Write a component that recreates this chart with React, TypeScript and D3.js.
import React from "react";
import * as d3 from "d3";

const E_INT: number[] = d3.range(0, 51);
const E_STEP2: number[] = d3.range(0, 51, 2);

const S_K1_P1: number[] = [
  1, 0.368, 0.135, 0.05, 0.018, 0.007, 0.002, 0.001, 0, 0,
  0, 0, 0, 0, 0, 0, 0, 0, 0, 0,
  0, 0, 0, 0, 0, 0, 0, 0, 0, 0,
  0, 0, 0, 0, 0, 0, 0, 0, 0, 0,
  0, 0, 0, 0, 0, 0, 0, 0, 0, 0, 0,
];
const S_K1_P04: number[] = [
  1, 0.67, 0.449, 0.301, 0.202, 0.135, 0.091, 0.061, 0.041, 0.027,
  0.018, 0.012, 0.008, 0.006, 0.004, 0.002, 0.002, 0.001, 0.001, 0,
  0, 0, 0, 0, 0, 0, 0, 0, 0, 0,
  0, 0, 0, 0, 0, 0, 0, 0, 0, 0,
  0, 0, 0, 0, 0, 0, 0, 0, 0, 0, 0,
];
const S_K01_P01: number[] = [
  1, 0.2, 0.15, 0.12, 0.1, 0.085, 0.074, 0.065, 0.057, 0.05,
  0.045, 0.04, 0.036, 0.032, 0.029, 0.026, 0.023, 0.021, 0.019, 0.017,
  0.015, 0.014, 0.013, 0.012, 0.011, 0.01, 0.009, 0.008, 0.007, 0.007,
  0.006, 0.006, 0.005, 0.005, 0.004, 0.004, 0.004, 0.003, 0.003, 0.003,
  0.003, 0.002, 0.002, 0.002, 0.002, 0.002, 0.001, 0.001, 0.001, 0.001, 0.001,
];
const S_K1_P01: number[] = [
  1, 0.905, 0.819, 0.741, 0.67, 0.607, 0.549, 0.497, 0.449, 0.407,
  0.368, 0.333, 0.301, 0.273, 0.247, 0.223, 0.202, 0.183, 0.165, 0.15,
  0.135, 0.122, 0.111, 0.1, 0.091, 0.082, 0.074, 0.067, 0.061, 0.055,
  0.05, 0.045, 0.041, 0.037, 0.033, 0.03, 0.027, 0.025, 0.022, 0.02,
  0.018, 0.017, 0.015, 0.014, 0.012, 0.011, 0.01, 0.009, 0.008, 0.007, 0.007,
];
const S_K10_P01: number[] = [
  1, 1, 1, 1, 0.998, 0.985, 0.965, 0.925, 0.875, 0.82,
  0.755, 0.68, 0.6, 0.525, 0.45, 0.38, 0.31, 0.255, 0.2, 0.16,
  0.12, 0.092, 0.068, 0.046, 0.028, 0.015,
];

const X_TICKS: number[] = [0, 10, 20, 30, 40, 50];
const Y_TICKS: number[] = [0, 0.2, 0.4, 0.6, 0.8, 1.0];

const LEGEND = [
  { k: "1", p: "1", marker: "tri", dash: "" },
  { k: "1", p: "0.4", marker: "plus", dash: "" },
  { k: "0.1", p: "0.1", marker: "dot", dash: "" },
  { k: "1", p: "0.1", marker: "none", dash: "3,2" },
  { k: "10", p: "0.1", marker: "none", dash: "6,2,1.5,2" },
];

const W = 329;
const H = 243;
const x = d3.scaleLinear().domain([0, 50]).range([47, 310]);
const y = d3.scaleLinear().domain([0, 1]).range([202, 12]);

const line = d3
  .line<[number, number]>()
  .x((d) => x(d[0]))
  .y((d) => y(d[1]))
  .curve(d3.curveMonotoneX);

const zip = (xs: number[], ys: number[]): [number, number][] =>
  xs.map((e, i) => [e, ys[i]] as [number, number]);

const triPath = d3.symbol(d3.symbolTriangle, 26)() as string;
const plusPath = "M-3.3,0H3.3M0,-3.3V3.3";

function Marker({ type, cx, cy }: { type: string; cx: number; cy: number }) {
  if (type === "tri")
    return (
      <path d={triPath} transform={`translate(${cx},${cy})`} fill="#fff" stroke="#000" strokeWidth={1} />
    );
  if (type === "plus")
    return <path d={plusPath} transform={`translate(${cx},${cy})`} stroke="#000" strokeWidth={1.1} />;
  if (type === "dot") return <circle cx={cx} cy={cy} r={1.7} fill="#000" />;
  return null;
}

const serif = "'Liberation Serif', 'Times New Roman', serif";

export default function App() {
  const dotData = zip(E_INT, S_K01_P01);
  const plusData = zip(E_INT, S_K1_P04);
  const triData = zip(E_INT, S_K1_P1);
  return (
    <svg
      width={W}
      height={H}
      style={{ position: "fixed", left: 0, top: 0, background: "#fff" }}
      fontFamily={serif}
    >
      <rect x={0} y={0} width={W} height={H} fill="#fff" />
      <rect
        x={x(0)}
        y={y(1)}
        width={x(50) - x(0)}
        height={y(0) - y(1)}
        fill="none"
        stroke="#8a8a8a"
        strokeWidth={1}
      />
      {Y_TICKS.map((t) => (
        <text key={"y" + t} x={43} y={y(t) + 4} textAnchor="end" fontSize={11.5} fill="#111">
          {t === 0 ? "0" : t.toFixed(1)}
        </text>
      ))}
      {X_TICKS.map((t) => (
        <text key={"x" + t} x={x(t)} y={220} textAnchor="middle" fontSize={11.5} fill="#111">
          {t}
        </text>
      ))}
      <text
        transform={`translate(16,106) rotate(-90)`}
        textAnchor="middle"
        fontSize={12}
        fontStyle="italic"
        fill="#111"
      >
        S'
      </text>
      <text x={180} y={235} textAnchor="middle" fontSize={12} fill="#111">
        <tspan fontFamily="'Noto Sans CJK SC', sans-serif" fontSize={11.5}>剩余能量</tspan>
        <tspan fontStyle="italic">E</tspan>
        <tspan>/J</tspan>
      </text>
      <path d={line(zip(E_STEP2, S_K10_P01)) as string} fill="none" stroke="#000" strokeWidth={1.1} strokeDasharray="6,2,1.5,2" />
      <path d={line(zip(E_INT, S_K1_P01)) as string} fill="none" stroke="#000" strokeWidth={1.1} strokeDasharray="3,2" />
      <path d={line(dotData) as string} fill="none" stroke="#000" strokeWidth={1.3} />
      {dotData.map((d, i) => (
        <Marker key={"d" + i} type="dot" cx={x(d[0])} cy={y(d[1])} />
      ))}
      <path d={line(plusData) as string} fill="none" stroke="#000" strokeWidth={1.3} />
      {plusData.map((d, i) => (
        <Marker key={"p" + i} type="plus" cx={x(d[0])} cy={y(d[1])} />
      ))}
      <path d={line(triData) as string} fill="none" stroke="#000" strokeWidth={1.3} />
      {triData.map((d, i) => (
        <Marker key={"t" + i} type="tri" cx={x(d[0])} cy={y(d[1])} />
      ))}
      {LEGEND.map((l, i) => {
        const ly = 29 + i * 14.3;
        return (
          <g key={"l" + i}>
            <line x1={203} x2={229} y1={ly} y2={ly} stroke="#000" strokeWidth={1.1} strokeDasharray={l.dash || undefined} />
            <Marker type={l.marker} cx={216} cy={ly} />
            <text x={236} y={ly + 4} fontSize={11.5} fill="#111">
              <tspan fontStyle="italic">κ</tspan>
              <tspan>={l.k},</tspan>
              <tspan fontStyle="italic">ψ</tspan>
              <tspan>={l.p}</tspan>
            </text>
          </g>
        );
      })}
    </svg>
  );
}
______
Work instructions: Quote the listing above from its first line to the line with "const E_STEP2: number[] = d3.range(0, 51, 2);", inclusive, and add nothing.

Reply:
Write a component that recreates this chart with React, TypeScript and D3.js.
import React from "react";
import * as d3 from "d3";

const E_INT: number[] = d3.range(0, 51);
const E_STEP2: number[] = d3.range(0, 51, 2);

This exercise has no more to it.